Exercise task | Give a verbatim copy of the lines below, minus the pictures.

Dataset content |
# # # # #

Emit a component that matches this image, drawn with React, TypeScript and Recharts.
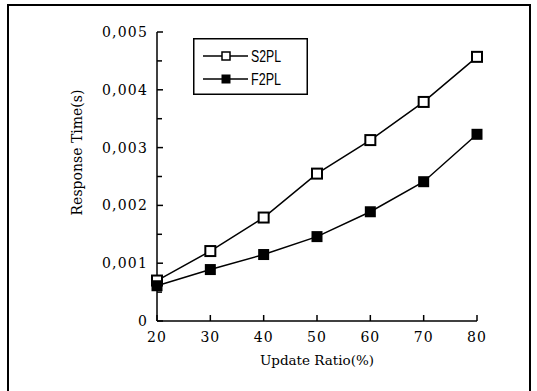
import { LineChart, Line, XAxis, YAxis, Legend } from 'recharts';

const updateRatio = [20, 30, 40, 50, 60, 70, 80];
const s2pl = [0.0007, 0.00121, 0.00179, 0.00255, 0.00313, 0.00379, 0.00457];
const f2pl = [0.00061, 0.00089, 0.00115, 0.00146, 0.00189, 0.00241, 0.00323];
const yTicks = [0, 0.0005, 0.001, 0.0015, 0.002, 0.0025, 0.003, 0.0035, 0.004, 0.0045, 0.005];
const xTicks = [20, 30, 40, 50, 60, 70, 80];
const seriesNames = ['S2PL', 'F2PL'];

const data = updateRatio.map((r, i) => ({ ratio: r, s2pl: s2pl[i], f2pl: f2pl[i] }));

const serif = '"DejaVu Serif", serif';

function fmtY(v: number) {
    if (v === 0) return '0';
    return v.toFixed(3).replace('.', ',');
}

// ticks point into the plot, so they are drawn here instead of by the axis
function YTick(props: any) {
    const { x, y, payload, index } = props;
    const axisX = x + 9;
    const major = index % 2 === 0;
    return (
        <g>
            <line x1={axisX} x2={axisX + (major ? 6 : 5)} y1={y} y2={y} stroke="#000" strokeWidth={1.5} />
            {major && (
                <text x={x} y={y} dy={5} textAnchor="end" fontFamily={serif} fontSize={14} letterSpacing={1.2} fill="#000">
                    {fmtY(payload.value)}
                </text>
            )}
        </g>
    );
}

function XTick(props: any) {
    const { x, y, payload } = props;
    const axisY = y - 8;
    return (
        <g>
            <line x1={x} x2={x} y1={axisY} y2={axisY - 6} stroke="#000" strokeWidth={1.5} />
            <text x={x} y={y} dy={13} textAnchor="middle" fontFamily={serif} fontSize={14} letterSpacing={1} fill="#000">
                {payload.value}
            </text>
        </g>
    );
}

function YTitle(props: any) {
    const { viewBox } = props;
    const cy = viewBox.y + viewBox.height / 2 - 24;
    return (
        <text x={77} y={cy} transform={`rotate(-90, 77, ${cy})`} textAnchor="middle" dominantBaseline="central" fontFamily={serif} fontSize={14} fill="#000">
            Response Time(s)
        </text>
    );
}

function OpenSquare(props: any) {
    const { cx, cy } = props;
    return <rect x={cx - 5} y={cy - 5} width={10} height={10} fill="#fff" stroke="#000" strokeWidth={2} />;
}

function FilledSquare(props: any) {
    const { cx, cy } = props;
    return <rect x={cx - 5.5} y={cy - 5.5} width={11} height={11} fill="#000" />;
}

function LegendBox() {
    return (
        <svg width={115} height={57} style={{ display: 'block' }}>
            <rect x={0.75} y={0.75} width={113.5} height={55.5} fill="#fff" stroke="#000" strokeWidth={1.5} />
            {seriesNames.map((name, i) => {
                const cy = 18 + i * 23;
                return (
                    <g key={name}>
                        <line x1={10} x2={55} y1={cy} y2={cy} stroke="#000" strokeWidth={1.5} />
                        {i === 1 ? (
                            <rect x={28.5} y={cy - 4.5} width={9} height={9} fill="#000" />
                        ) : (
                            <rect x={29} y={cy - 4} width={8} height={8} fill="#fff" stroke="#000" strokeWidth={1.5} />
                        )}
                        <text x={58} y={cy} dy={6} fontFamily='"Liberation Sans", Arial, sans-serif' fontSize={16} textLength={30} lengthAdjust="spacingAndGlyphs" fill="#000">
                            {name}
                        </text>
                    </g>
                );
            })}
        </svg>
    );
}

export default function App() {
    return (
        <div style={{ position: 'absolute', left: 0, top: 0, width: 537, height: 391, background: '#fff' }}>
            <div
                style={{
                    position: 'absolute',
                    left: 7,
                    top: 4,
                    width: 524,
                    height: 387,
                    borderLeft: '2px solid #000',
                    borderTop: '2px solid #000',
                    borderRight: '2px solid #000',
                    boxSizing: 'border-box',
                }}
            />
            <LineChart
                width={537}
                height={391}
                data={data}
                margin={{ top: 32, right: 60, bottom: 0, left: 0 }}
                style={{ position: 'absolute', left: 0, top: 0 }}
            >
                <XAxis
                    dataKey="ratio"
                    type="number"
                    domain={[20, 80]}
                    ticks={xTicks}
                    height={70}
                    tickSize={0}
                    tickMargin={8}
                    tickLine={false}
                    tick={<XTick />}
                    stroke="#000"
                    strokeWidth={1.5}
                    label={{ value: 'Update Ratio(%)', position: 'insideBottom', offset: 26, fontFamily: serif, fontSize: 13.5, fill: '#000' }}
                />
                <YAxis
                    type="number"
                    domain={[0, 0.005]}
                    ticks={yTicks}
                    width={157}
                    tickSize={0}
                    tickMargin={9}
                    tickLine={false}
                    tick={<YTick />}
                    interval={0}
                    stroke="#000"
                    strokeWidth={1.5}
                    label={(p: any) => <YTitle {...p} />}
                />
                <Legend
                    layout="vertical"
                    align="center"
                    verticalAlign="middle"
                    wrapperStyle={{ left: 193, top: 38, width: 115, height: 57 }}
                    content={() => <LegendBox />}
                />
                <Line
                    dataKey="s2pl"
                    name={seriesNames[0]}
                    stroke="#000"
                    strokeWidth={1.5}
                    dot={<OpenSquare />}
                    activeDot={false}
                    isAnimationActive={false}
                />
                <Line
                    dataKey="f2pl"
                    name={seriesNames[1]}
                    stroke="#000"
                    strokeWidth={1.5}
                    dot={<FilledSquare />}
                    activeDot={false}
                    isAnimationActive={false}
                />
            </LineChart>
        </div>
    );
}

# # # # #

Output below |
Emit a component that matches this image, drawn with React, TypeScript and Recharts.
import { LineChart, Line, XAxis, YAxis, Legend } from 'recharts';

const updateRatio = [20, 30, 40, 50, 60, 70, 80];
const s2pl = [0.0007, 0.00121, 0.00179, 0.00255, 0.00313, 0.00379, 0.00457];
const f2pl = [0.00061, 0.00089, 0.00115, 0.00146, 0.00189, 0.00241, 0.00323];
const yTicks = [0, 0.0005, 0.001, 0.0015, 0.002, 0.0025, 0.003, 0.0035, 0.004, 0.0045, 0.005];
const xTicks = [20, 30, 40, 50, 60, 70, 80];
const seriesNames = ['S2PL', 'F2PL'];

const data = updateRatio.map((r, i) => ({ ratio: r, s2pl: s2pl[i], f2pl: f2pl[i] }));

const serif = '"DejaVu Serif", serif';

function fmtY(v: number) {
    if (v === 0) return '0';
    return v.toFixed(3).replace('.', ',');
}

// ticks point into the plot, so they are drawn here instead of by the axis
function YTick(props: any) {
    const { x, y, payload, index } = props;
    const axisX = x + 9;
    const major = index % 2 === 0;
    return (
        <g>
            <line x1={axisX} x2={axisX + (major ? 6 : 5)} y1={y} y2={y} stroke="#000" strokeWidth={1.5} />
            {major && (
                <text x={x} y={y} dy={5} textAnchor="end" fontFamily={serif} fontSize={14} letterSpacing={1.2} fill="#000">
                    {fmtY(payload.value)}
                </text>
            )}
        </g>
    );
}

function XTick(props: any) {
    const { x, y, payload } = props;
    const axisY = y - 8;
    return (
        <g>
            <line x1={x} x2={x} y1={axisY} y2={axisY - 6} stroke="#000" strokeWidth={1.5} />
            <text x={x} y={y} dy={13} textAnchor="middle" fontFamily={serif} fontSize={14} letterSpacing={1} fill="#000">
                {payload.value}
            </text>
        </g>
    );
}

function YTitle(props: any) {
    const { viewBox } = props;
    const cy = viewBox.y + viewBox.height / 2 - 24;
    return (
        <text x={77} y={cy} transform={`rotate(-90, 77, ${cy})`} textAnchor="middle" dominantBaseline="central" fontFamily={serif} fontSize={14} fill="#000">
            Response Time(s)
        </text>
    );
}

function OpenSquare(props: any) {
    const { cx, cy } = props;
    return <rect x={cx - 5} y={cy - 5} width={10} height={10} fill="#fff" stroke="#000" strokeWidth={2} />;
}

function FilledSquare(props: any) {
    const { cx, cy } = props;
    return <rect x={cx - 5.5} y={cy - 5.5} width={11} height={11} fill="#000" />;
}

function LegendBox() {
    return (
        <svg width={115} height={57} style={{ display: 'block' }}>
            <rect x={0.75} y={0.75} width={113.5} height={55.5} fill="#fff" stroke="#000" strokeWidth={1.5} />
            {seriesNames.map((name, i) => {
                const cy = 18 + i * 23;
                return (
                    <g key={name}>
                        <line x1={10} x2={55} y1={cy} y2={cy} stroke="#000" strokeWidth={1.5} />
                        {i === 1 ? (
                            <rect x={28.5} y={cy - 4.5} width={9} height={9} fill="#000" />
                        ) : (
                            <rect x={29} y={cy - 4} width={8} height={8} fill="#fff" stroke="#000" strokeWidth={1.5} />
                        )}
                        <text x={58} y={cy} dy={6} fontFamily='"Liberation Sans", Arial, sans-serif' fontSize={16} textLength={30} lengthAdjust="spacingAndGlyphs" fill="#000">
                            {name}
                        </text>
                    </g>
                );
            })}
        </svg>
    );
}

export default function App() {
    return (
        <div style={{ position: 'absolute', left: 0, top: 0, width: 537, height: 391, background: '#fff' }}>
            <div
                style={{
                    position: 'absolute',
                    left: 7,
                    top: 4,
                    width: 524,
                    height: 387,
                    borderLeft: '2px solid #000',
                    borderTop: '2px solid #000',
                    borderRight: '2px solid #000',
                    boxSizing: 'border-box',
                }}
            />
            <LineChart
                width={537}
                height={391}
                data={data}
                margin={{ top: 32, right: 60, bottom: 0, left: 0 }}
                style={{ position: 'absolute', left: 0, top: 0 }}
            >
                <XAxis
                    dataKey="ratio"
                    type="number"
                    domain={[20, 80]}
                    ticks={xTicks}
                    height={70}
                    tickSize={0}
                    tickMargin={8}
                    tickLine={false}
                    tick={<XTick />}
                    stroke="#000"
                    strokeWidth={1.5}
                    label={{ value: 'Update Ratio(%)', position: 'insideBottom', offset: 26, fontFamily: serif, fontSize: 13.5, fill: '#000' }}
                />
                <YAxis
                    type="number"
                    domain={[0, 0.005]}
                    ticks={yTicks}
                    width={157}
                    tickSize={0}
                    tickMargin={9}
                    tickLine={false}
                    tick={<YTick />}
                    interval={0}
                    stroke="#000"
                    strokeWidth={1.5}
                    label={(p: any) => <YTitle {...p} />}
                />
                <Legend
                    layout="vertical"
                    align="center"
                    verticalAlign="middle"
                    wrapperStyle={{ left: 193, top: 38, width: 115, height: 57 }}
                    content={() => <LegendBox />}
                />
                <Line
                    dataKey="s2pl"
                    name={seriesNames[0]}
                    stroke="#000"
                    strokeWidth={1.5}
                    dot={<OpenSquare />}
                    activeDot={false}
                    isAnimationActive={false}
                />
                <Line
                    dataKey="f2pl"
                    name={seriesNames[1]}
                    stroke="#000"
                    strokeWidth={1.5}
                    dot={<FilledSquare />}
                    activeDot={false}
                    isAnimationActive={false}
                />
            </LineChart>
        </div>
    );
}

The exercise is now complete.